Un autre homme que Leslie eût ambitionné l’anoblissement : il l’avait mérité par son talent et gagné par ses travaux de cour ; mais il était décidé à ne le point accepter, s’il lui était offert. Il l’annonce à sa sœur (1839), et ajoute aussitôt : « N’allez pas croire que, pareil au renard de la fable, je trouve trop verts les raisins auxquels je ne saurais atteindre ; au contraire, j’estime que les titres ont leur valeur, mais à la condition qu’ils soient accompagnés d’une richesse proportionnée à l’importance sociale. Avec notre humble manière de vivre, sir Charles et milady formeraient un contraste ridicule. Jusqu’à ce que les choses soient autrement arrangées et que je puisse avoir voiture (ce qui est, selon moi, indispensable à des gens titrés), je me contenterai fort bien de ce qui suffit à des hommes tels que Turner, Mulready et Chalon, les initiales R. A.[1], mises après leurs noms, sûrs de vivre. »

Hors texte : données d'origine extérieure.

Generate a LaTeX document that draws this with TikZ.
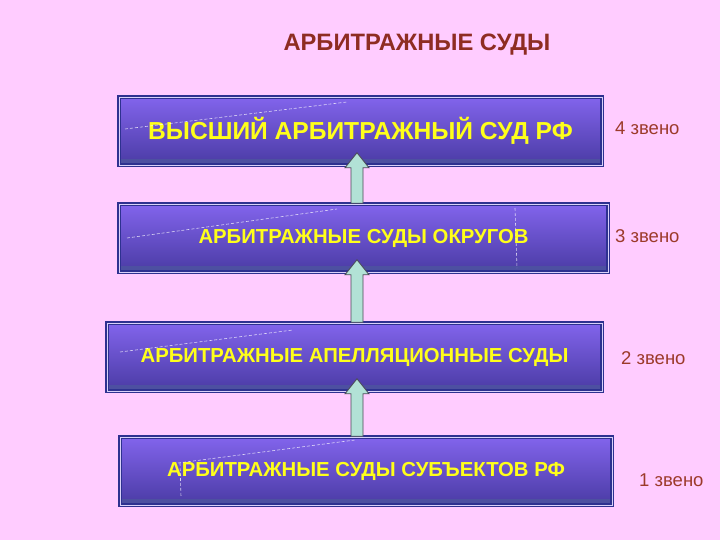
\documentclass[tikz,border=0pt]{standalone}
\usepackage{fontspec}
\setmainfont{Liberation Sans}
\usepackage{tikz}
\usetikzlibrary{calc,positioning}
\definecolor{pinkbg}{HTML}{FFCCFF}
\definecolor{boxedge}{HTML}{2E3190}
\definecolor{boxtop}{HTML}{8264EC}
\definecolor{boxbot}{HTML}{4A3BA4}
\definecolor{court}{HTML}{FFFF1A}
\definecolor{linkred}{HTML}{9C3A2A}
\definecolor{titlered}{HTML}{8E2C22}
\definecolor{arrowfill}{HTML}{B2E2D6}
\definecolor{arrowline}{HTML}{4A4A55}

\begin{document}
\begin{tikzpicture}[x=1pt,y=-1pt,
    courtbox/.style={draw=boxedge,line width=1.5pt,double=white!70!boxtop,double distance=0.8pt,
      top color=boxtop,bottom color=boxbot,minimum height=68pt,inner sep=0pt,
      text=court,font=\bfseries\fontsize{20.3}{23}\selectfont,
      path picture={\fill[boxedge!85] (path picture bounding box.south west)
        rectangle ([yshift=6pt]path picture bounding box.south east);}},
    uparrow/.style={draw=arrowline,fill=arrowfill,line width=0.8pt,line join=miter},
    streak/.style={white,opacity=0.75,line width=0.6pt,dash pattern=on 3pt off 2pt},
    level/.style={text=linkred,font=\fontsize{18.5}{21}\selectfont,anchor=west,inner sep=0pt}]
  \fill[pinkbg] (0,0) rectangle (720,540);
  \useasboundingbox (0,0) rectangle (720,540);

  \node[text=titlered,font=\bfseries\fontsize{23.7}{26}\selectfont] (title) at (417,45) {АРБИТРАЖНЫЕ СУДЫ};

  \node[courtbox,minimum width=483pt,font=\bfseries\fontsize{24.6}{27}\selectfont] (b1) at (360.5,131) {ВЫСШИЙ АРБИТРАЖНЫЙ СУД РФ};
  \node[courtbox,minimum width=489pt] (b2) at (363.5,238) {АРБИТРАЖНЫЕ СУДЫ ОКРУГОВ};
  \node[courtbox,minimum width=495pt] (b3) at (354.5,357) {АРБИТРАЖНЫЕ АПЕЛЛЯЦИОННЫЕ СУДЫ};
  \node[courtbox,minimum width=492pt] (b4) at (366,471) {АРБИТРАЖНЫЕ СУДЫ СУБЪЕКТОВ РФ};

  % light streaks on the boxes
  \draw[streak] (125,129) -- (347,102);
  \draw[streak] (127,238) -- (337,209);
  \draw[streak] (515,208) -- (517,268);
  \draw[streak] (120,352) -- (293,330);
  \draw[streak] (178,463) -- (355,440);
  \draw[streak] (180,463) -- (181,497);

  \coordinate (ax) at (357,0);
  \foreach \lo/\hi in {b2/b1,b3/b2,b4/b3}
    \draw[uparrow] let \p1=(\lo.north -| ax), \p2=(\hi.south -| ax) in
      (\x1-6pt,\y1) -- (\x1-6pt,\y2-2pt) -- (\x1-12pt,\y2-2pt) -- (\x1,\y2+13pt)
      -- (\x1+12pt,\y2-2pt) -- (\x1+6pt,\y2-2pt) -- (\x1+6pt,\y1) -- cycle;

  \foreach \x/\y/\nm/\lab in {615/128/l4/4,615/236/l3/3,621/358/l2/2,639/480/l1/1}
    \node[level] (\nm) at (\x,\y) {\lab\ звено};
\end{tikzpicture}
\end{document}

En 1847, Leslie écrivait à Washington Irving, resté son ami, pour lui annoncer qu’il allait traiter un sujet tiré de la Vie de Colomb[2]. Cette année-là aussi, il vint passer à Paris quelques jours du mois de septembre en compagnie de deux de ses filles, Harriet et Mary. Le 24 novembre, peu de semaines après son retour en Angleterre, il fut élu professeur de peinture à l’Académie. En 1848, il mentionne un dîner à Holland-House, auquel assistait un célèbre exilé, M. Guizot, dont il remarque « la physionomie sévère » et les nombreuses décorations. « La dernière fois que j’ai dîné chez lord Holland, ajoute-t-il sans y entendre malice et sans intention prophétique, Jérôme Bonaparte et son fils s’y trouvaient. Le fils ressemble beaucoup à Napoléon, et il a la conscience évidente de cette ressemblance. Il n’en est pas ainsi de Jérôme, qui ne ressemble point à Joseph, celui de tous qui avait le plus cet air de famille. S’il y avait maintenant un Bonaparte ayant les talens de Napoléon, il aurait quelque chance de réussir auprès des Français, mais… » La citation, ce nous semble, peut bien s’arrêter ici.

  1. Royal academician.
  2. Life of Colymbus, by Wash. Irving. — C’est l’entrevue de Christophe Colomb et de la reine de Portugal.